Concealed Rare Earth Element (REE) Terranes in the Southern Basin and Range Geologic Province

Science Center Objects

The project is developing an understanding of the types, sizes, and spatial distribution of rare earth element (REE) related deposits in the southern Basin and Range geologic province to help ensure the availability of rare earth elements to the U.S.
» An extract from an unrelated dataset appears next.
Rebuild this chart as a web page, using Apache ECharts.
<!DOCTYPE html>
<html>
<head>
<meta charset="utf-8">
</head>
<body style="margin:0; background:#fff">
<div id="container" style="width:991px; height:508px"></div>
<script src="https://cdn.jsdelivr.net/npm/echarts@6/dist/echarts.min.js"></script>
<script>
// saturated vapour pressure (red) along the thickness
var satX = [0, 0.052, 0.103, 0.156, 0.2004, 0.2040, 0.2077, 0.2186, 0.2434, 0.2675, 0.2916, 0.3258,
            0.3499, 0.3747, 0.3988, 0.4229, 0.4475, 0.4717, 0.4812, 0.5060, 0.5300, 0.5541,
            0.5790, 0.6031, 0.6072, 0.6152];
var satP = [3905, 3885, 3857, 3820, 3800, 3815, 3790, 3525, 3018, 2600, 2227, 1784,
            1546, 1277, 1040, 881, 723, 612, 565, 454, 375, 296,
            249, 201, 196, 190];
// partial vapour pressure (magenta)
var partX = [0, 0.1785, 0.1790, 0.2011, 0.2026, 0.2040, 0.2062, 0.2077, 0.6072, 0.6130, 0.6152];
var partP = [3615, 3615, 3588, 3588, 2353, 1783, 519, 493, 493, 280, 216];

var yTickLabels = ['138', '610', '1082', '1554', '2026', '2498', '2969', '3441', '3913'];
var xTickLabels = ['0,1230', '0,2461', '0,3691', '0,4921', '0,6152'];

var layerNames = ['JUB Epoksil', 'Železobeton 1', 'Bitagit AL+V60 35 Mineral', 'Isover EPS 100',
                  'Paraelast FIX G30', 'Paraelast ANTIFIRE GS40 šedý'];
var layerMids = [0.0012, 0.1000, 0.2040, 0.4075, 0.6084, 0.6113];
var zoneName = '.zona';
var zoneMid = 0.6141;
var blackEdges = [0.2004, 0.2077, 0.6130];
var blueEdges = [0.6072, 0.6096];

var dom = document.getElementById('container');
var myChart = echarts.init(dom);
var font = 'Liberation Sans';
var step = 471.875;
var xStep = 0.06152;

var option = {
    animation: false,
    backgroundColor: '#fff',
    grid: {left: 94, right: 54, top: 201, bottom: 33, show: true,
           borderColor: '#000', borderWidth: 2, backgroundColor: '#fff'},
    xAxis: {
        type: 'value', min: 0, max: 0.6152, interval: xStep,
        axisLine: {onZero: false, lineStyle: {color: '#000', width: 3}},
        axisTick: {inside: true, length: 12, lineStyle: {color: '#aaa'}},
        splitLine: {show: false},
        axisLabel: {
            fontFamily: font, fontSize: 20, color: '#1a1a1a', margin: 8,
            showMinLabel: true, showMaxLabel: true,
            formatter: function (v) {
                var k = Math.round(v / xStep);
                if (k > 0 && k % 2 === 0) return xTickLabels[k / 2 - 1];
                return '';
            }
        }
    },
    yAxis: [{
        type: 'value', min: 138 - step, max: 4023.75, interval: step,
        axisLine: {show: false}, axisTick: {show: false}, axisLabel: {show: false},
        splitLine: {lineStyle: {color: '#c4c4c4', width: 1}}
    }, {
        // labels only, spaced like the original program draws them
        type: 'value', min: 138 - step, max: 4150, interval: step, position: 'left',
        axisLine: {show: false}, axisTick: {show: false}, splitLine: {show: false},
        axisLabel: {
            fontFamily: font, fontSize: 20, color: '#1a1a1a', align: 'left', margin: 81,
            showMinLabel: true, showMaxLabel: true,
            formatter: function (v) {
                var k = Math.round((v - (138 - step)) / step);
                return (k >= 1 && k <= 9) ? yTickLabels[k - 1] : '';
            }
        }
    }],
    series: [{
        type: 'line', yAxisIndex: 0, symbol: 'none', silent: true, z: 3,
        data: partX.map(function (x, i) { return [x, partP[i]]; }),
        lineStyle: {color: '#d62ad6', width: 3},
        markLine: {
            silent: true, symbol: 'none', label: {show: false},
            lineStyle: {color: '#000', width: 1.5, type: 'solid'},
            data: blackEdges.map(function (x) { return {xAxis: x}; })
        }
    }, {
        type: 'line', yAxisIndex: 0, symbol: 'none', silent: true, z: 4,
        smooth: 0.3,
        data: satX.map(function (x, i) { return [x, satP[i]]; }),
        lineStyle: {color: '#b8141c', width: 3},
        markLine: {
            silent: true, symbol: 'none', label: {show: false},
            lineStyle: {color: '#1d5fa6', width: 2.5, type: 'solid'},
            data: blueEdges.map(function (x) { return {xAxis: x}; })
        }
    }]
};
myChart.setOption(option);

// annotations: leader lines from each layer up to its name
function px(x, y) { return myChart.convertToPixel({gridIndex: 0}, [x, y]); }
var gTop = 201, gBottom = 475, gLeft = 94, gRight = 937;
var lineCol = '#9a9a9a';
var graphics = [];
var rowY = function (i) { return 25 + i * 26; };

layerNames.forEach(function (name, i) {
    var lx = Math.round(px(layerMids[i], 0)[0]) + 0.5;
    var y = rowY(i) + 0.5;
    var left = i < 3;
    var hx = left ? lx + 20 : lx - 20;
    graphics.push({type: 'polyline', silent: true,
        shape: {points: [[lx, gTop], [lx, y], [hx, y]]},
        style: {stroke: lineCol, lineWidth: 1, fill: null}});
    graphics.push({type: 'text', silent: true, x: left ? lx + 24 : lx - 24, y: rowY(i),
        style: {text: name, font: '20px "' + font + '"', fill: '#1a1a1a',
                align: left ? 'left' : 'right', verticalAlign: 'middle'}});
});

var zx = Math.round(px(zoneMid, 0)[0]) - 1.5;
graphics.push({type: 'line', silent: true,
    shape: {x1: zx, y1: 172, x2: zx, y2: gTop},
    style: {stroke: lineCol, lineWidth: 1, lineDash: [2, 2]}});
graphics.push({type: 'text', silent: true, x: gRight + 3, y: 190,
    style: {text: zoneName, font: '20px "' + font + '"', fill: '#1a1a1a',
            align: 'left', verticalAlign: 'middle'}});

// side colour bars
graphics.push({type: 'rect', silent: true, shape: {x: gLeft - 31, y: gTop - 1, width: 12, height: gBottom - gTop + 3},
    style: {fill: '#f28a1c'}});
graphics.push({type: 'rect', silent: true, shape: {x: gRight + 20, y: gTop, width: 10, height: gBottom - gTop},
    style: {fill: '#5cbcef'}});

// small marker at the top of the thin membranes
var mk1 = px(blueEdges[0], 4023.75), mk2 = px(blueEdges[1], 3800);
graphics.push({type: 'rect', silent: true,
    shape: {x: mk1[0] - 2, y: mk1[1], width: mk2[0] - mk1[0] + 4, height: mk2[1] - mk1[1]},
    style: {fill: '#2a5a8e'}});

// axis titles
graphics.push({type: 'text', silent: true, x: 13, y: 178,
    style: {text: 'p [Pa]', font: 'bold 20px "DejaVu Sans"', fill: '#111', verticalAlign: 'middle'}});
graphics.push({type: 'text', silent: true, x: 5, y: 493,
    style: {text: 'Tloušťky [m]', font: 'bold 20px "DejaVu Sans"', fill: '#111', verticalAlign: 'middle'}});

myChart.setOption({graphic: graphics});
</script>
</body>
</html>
Science Issue and Relevance

The Department of the Interior Secretarial Order 3359 'Critical Mineral Independence and Security' directed the USGS to develop a plan to improve the Nation's understanding of domestic critical mineral resources. The southern Basin and Range geologic province contains multiple types of rare earth element (REE) deposits and occurrences. This project is a one-year effort aimed at increasing the understanding of rare earth element terranes in the southern Basin and Range geological province based on the age of deposits and occurrences.

Methodology to Address Issue

Most of the rare earth element deposits associated with Tertiary alkaline igneous rocks are found in the Trans-Pecos of West Texas and parts of southeastern New Mexico while the older rare earth element deposits are found scattered throughout Arizona and New Mexico. We will summarize existing data and prioritize regions for new geophysical data acquisition through the Earth Mapping Resources Initiative (Earth MRI).

A focus (spatial and deposit type) for the older deposits needs to be found; therefore two tasks will address these
objectives based on deposit ages:

  • Concealed terranes for rare earth element deposits associated with Tertiary igneous rocks (Texas and New Mexico): the initial focus is a series of rare earth element enriched ~ 34-36 Ma intrusive rhyolites and syenites in the Trans-Pecos of west Texas and New Mexico which includes the Round Top deposit; the Gallinas Mountains in New Mexico are also being looked at.
  • Concealed terranes for rare earth element deposits associated with Proterozoic to Cambrian alkaline igneous rocks (New Mexico and Arizona): focus on the alkaline igneous and carbonatite rocks, primarily in New Mexico including the Lemitar Mountains.